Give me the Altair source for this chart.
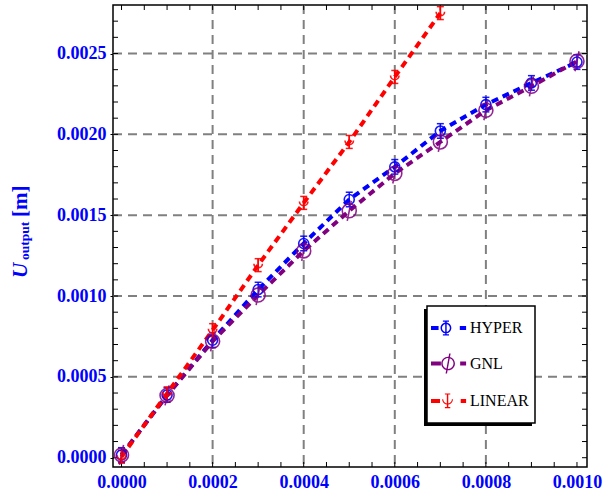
import altair as alt
import pandas as pd
import numpy as np

# ---- data ----
series_names = ["HYPER", "GNL", "LINEAR"]
colors = ["#0000ff", "#800080", "#ff0000"]

x_vals = [0.0, 0.0001, 0.0002, 0.0003, 0.0004, 0.0005, 0.0006, 0.0007, 0.0008, 0.0009, 0.0010]
hyper = [0.000017, 0.000388, 0.000727, 0.001040, 0.001325, 0.001597, 0.001799, 0.002021, 0.002184, 0.002318, 0.002447]
gnl = [0.000017, 0.000385, 0.000720, 0.001006, 0.001279, 0.001527, 0.001758, 0.001953, 0.002149, 0.002297, 0.002452]
x_linear = [0.0, 0.0001, 0.0002, 0.0003, 0.0004, 0.0005, 0.0006, 0.0007]
linear = [0.000006, 0.000398, 0.000789, 0.001191, 0.001576, 0.001953, 0.002355, 0.002750]
hyper_err = [0.000045] * 11
linear_err = [0.00004] * 8

x_tick_labels = [0.0, 0.0002, 0.0004, 0.0006, 0.0008, 0.0010]
y_tick_labels = [0.0, 0.0005, 0.0010, 0.0015, 0.0020, 0.0025]
x_grid = [0.0002, 0.0004, 0.0006, 0.0008]
y_grid = [0.0005, 0.0010, 0.0015, 0.0020, 0.0025]
x_minor = [round(0.00005 * i, 6) for i in range(21)]
y_minor = [round(0.0001 * i, 6) for i in range(28)]

W, H = 474, 462
FONT = "Liberation Serif"
BLUE = "#0000ff"

df_h = pd.DataFrame({"x": x_vals, "y": hyper, "err": hyper_err})
df_g = pd.DataFrame({"x": x_vals, "y": gnl})
df_l = pd.DataFrame({"x": x_linear, "y": linear, "err": linear_err})

xs = alt.Scale(domain=[-0.0000187, 0.001022], nice=False, zero=False)
ys = alt.Scale(domain=[-0.0000575, 0.0028], nice=False, zero=False)
xaxis = alt.Axis(values=x_tick_labels, format=".4f", title=None, domain=False, ticks=False,
                 grid=False, labelPadding=6, labelFlush=False,
                 labelFont=FONT, labelFontWeight="bold", labelFontSize=18, labelColor=BLUE)
yaxis = alt.Axis(values=y_tick_labels, format=".4f", title=None, domain=False, ticks=True,
                 tickSize=3, tickColor="black", tickWidth=1, grid=False, labelPadding=4,
                 labelFont=FONT, labelFontWeight="bold", labelFontSize=18, labelColor=BLUE)


def X(f):
    return alt.X(f, scale=xs, axis=xaxis)


def Y(f):
    return alt.Y(f, scale=ys, axis=yaxis)


layers = []

# grid lines
layers.append(alt.Chart(pd.DataFrame({"v": x_grid})).mark_rule(
    color="#808080", strokeWidth=2, strokeDash=[9, 6]).encode(x=X("v:Q")))
layers.append(alt.Chart(pd.DataFrame({"v": y_grid})).mark_rule(
    color="#808080", strokeWidth=2, strokeDash=[9, 6]).encode(y=Y("v:Q")))

# inside ticks
xt = pd.DataFrame({"v": x_minor})
yt = pd.DataFrame({"v": y_minor})
tk = dict(color="black", strokeWidth=1)
layers.append(alt.Chart(xt).mark_rule(**tk).encode(x=X("v:Q"), y=alt.value(H), y2=alt.value(H - 5)))
layers.append(alt.Chart(xt).mark_rule(**tk).encode(x=X("v:Q"), y=alt.value(0), y2=alt.value(5)))
layers.append(alt.Chart(yt).mark_rule(**tk).encode(y=Y("v:Q"), x=alt.value(0), x2=alt.value(5)))
layers.append(alt.Chart(yt).mark_rule(**tk).encode(y=Y("v:Q"), x=alt.value(W), x2=alt.value(W - 5)))

# lines
line_kw = dict(strokeWidth=4, strokeDash=[7, 5], strokeCap="butt", clip=True)
layers.append(alt.Chart(df_h).mark_line(color=colors[0], **line_kw).encode(x=X("x:Q"), y=Y("y:Q")))
layers.append(alt.Chart(df_g).mark_line(color=colors[1], **line_kw).encode(x=X("x:Q"), y=Y("y:Q")))
layers.append(alt.Chart(df_l).mark_line(color=colors[2], **line_kw).encode(x=X("x:Q"), y=Y("y:Q")))

# error bars
for df, col in [(df_h, colors[0]), (df_l, colors[2])]:
    base = alt.Chart(df).transform_calculate(lo="datum.y - datum.err", hi="datum.y + datum.err")
    layers.append(base.mark_rule(color=col, strokeWidth=1.5, opacity=0.9).encode(
        x=X("x:Q"), y=Y("lo:Q"), y2="hi:Q"))
    layers.append(base.mark_tick(color=col, orient="horizontal", size=7, thickness=1.5, opacity=0.9).encode(
        x=X("x:Q"), y=Y("lo:Q")))
    layers.append(base.mark_tick(color=col, orient="horizontal", size=7, thickness=1.5, opacity=0.9).encode(
        x=X("x:Q"), y=Y("hi:Q")))

# markers
gnl_shape = "M0.7,0A0.7,0.7 0 1,0 -0.7,0A0.7,0.7 0 1,0 0.7,0M0.2,-1L-0.2,1"
lin_shape = "M-0.6,-0.2A0.6,0.6 0 0,0 0.6,-0.2M0,-0.9L0,0.9"
layers.append(alt.Chart(df_h).mark_point(shape="circle", size=100, filled=False, strokeWidth=1.6,
                                         color=colors[0], opacity=0.9).encode(x=X("x:Q"), y=Y("y:Q")))
layers.append(alt.Chart(df_g).mark_point(shape=gnl_shape, size=400, filled=False, strokeWidth=1.6,
                                         color=colors[1], opacity=0.85).encode(x=X("x:Q"), y=Y("y:Q")))
layers.append(alt.Chart(df_l).mark_point(shape=lin_shape, size=200, filled=False, strokeWidth=1.6,
                                         color=colors[2], opacity=0.9).encode(x=X("x:Q"), y=Y("y:Q")))


# legend symbols (filled composite paths: dash - marker - dash)
def rect(x0, y0, x1, y1):
    return f"M{x0},{y0}H{x1}V{y1}H{x0}Z"


def rect_ccw(x0, y0, x1, y1):
    return f"M{x0},{y0}V{y1}H{x1}V{y0}Z"


def ring(cx, R, r):
    return (f"M{cx + R},0A{R},{R} 0 1,1 {cx - R},0A{R},{R} 0 1,1 {cx + R},0Z"
            f"M{cx + r},0A{r},{r} 0 1,0 {cx - r},0A{r},{r} 0 1,0 {cx + r},0Z")


d = 0.11
hy_cx = -0.17
sym_h = (rect(-1, -d, -0.58, d) + ring(hy_cx, 0.3, 0.22)
         + rect(hy_cx - 0.04, -0.4, hy_cx + 0.04, 0.4)
         + rect(hy_cx - 0.17, -0.42, hy_cx + 0.17, -0.35)
         + rect(hy_cx - 0.17, 0.35, hy_cx + 0.17, 0.42)
         + rect(0.6, -d, 0.95, d))
g_cx = -0.05
sym_g = (rect(-1, -d, -0.45, d) + ring(g_cx, 0.38, 0.3)
         + "M0.01,-0.55L0.09,-0.55L-0.11,0.55L-0.19,0.55Z"
         + rect(0.62, -d, 0.95, d))
l_cx = -0.08
sym_l = (rect(-1, -d, -0.5, d)
         + f"M{l_cx - 0.3},-0.1A0.3,0.3 0 0,0 {l_cx + 0.3},-0.1L{l_cx + 0.24},-0.1"
           f"A0.24,0.24 0 0,1 {l_cx - 0.24},-0.1Z"
         + rect_ccw(l_cx - 0.04, -0.42, l_cx + 0.04, 0.4)
         + rect_ccw(l_cx - 0.15, -0.42, l_cx + 0.15, -0.36)
         + rect_ccw(l_cx - 0.15, 0.34, l_cx + 0.15, 0.4)
         + rect(0.65, -d, 0.95, d))

one = pd.DataFrame({"a": [0]})
# legend shadow and box
layers.append(alt.Chart(one).mark_rect(color="black").encode(
    x=alt.value(311), x2=alt.value(419), y=alt.value(304), y2=alt.value(421)))
layers.append(alt.Chart(one).mark_rect(fill="white", stroke="black", strokeWidth=1.5).encode(
    x=alt.value(314), x2=alt.value(422), y=alt.value(301), y2=alt.value(418)))

leg_df = pd.DataFrame({"series": series_names, "x": [0.0] * 3, "y": [0.0] * 3})
layers.append(alt.Chart(leg_df).transform_filter("datum.x > 1").mark_point(
    filled=True, opacity=1, size=1296, strokeWidth=0).encode(
    x=X("x:Q"), y=Y("y:Q"),
    color=alt.Color("series:N", scale=alt.Scale(domain=series_names, range=colors),
                    legend=alt.Legend(title=None)),
    shape=alt.Shape("series:N", scale=alt.Scale(domain=series_names, range=[sym_h, sym_g, sym_l]),
                    legend=alt.Legend(title=None)),
))

# y title: U_output [m]
tkw = dict(angle=270, align="left", baseline="alphabetic", font=FONT, fontWeight="bold", color=BLUE)
layers.append(alt.Chart(one).mark_text(fontSize=21, fontStyle="italic", **tkw).encode(
    x=alt.value(-86), y=alt.value(273), text=alt.value("U")))
layers.append(alt.Chart(one).mark_text(fontSize=13.5, **tkw).encode(
    x=alt.value(-84), y=alt.value(255), text=alt.value("output")))
layers.append(alt.Chart(one).mark_text(fontSize=21, **tkw).encode(
    x=alt.value(-86), y=alt.value(212), text=alt.value("[m]")))

chart = alt.layer(*layers).properties(
    width=W, height=H,
    autosize=alt.AutoSizeParams(type="none"),
    padding={"left": 113, "top": 5, "right": 26, "bottom": 30},
).configure_view(stroke="black", strokeWidth=1.5).configure_legend(
    orient="none", legendX=314, legendY=301, padding=4,
    labelFont=FONT, labelFontSize=16, labelColor="black", labelFontWeight="normal",
    labelOffset=3, rowPadding=9.5, symbolStrokeWidth=0, labelLimit=300, symbolSize=1296,
)

chart.save("out.html", embed_options={"renderer": "svg", "actions": False})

━━━━━━━━━━━━━━━━

### PROBLEM DETAILS
Look at the listing and set down only the lines from its start through the line with "linear_err = [0.00004] * 8", word for word and without pictures.

### WORKED SOLUTION
Give me the Altair source for this chart.
import altair as alt
import pandas as pd
import numpy as np

# ---- data ----
series_names = ["HYPER", "GNL", "LINEAR"]
colors = ["#0000ff", "#800080", "#ff0000"]

x_vals = [0.0, 0.0001, 0.0002, 0.0003, 0.0004, 0.0005, 0.0006, 0.0007, 0.0008, 0.0009, 0.0010]
hyper = [0.000017, 0.000388, 0.000727, 0.001040, 0.001325, 0.001597, 0.001799, 0.002021, 0.002184, 0.002318, 0.002447]
gnl = [0.000017, 0.000385, 0.000720, 0.001006, 0.001279, 0.001527, 0.001758, 0.001953, 0.002149, 0.002297, 0.002452]
x_linear = [0.0, 0.0001, 0.0002, 0.0003, 0.0004, 0.0005, 0.0006, 0.0007]
linear = [0.000006, 0.000398, 0.000789, 0.001191, 0.001576, 0.001953, 0.002355, 0.002750]
hyper_err = [0.000045] * 11
linear_err = [0.00004] * 8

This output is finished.